FBI Helps Mexico Investigate Murders
EL PASO, Texas - The FBI's endorsement of a binational investigation of more than 320 murders of women and girls in Ciudad Juarez, Mexico won praise Thursday from "border activists" who want the nine-year crime spree solved.
Hardrick Crawford Jr., special agent in charge of the FBI office in El Paso, backed the task force in a two-hour, closed-door meeting Wednesday in Juarez with some of Mexico's top law enforcement officials.
"I told them that what was happening in Juarez was a crime against humanity," he said in the El Paso Times. "I told them we would be willing to assist and even provide agents to be part of the task force."
Crawford said the Mexican officials thanked him for attending and said they would go back to Mexico City and "work on trying to get such a task force in place."
The FBI was invited by a Mexican federal legislative commission appointed to investigate the slayings and by Lorenzo Aquino, director of the Mexican federal attorney general's office in Juarez. The last time Mexican officials asked the FBI for its opinion on the unresolved murders was in 1999 when profilers were sent to Juarez.
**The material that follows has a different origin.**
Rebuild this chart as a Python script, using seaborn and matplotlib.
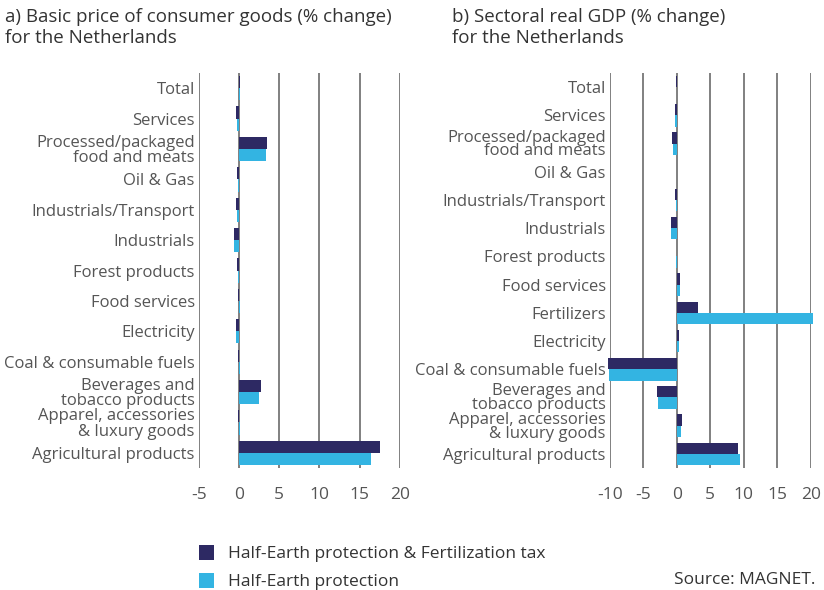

There was a heated moment when Mexican federal police said they couldn't take over the cases unless the crimes had ties to organized crime or drug trafficking, according to participants quoted by the Times.
Since 1993, more than 320 women have been murdered in Juarez across the Rio Grande from El Paso. Some experts believe as many as 90 of the women might have been serial murder victims. There have been arrests at times but never any convictions.
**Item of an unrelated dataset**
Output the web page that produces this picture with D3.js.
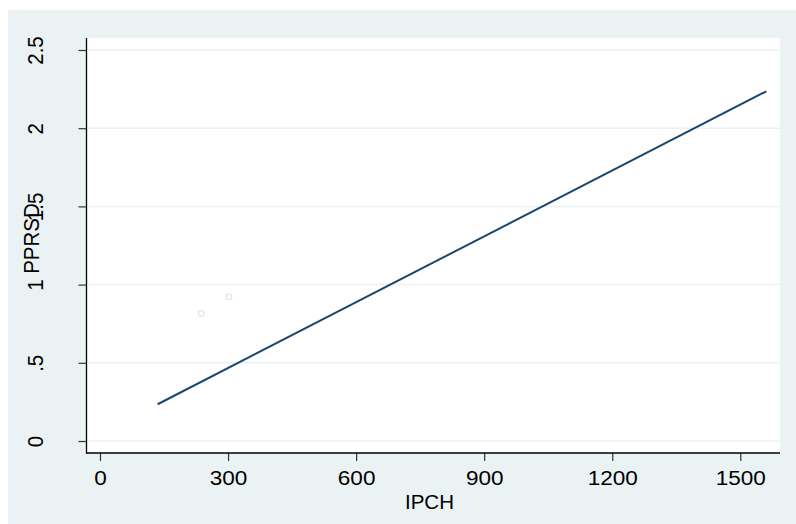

Recently the call for a binational investigation has picked up steam, and the cases have attracted the attention of Sen. John Rockefeller, D-W.Va., and several state legislators from Texas and New Mexico.
The FBI's support of a joint investigation was praised Thursday by two El Paso activists who have been pushing for a more effective investigation to solve the murders.
Clemencia Prieto, director of the El Paso Center for Family Violence, said the FBI's support was another encouraging sign that a binational task force may be formed.
"This is really affecting our community to see that one murder after another murder happens and there is no successful resolution," she said.
Prieto said there must a change in attitude and more respect for women regardless of their economic standing in the community.
Victor Munoz, a retired AFL-CIO official and a longtime activist, praised the FBI's offer to help in a joint investigation of the border killings.
"We can have as many press conferences as we want, we can have as many rallies, we can have demonstrations, and the killings will continue," he said. "What we need are investigations to arrest, prosecute and punish. We need a binational investigation. That is the only way to stop the killings."
More than 320 girls and young women have been slain in Juarez. Many of them moved to the city seeking better paying jobs at the "maquiladoras," the manufacturing plants operated by U.S. companies in Mexico. Many were raped and their bodies tossed in fields and ditches.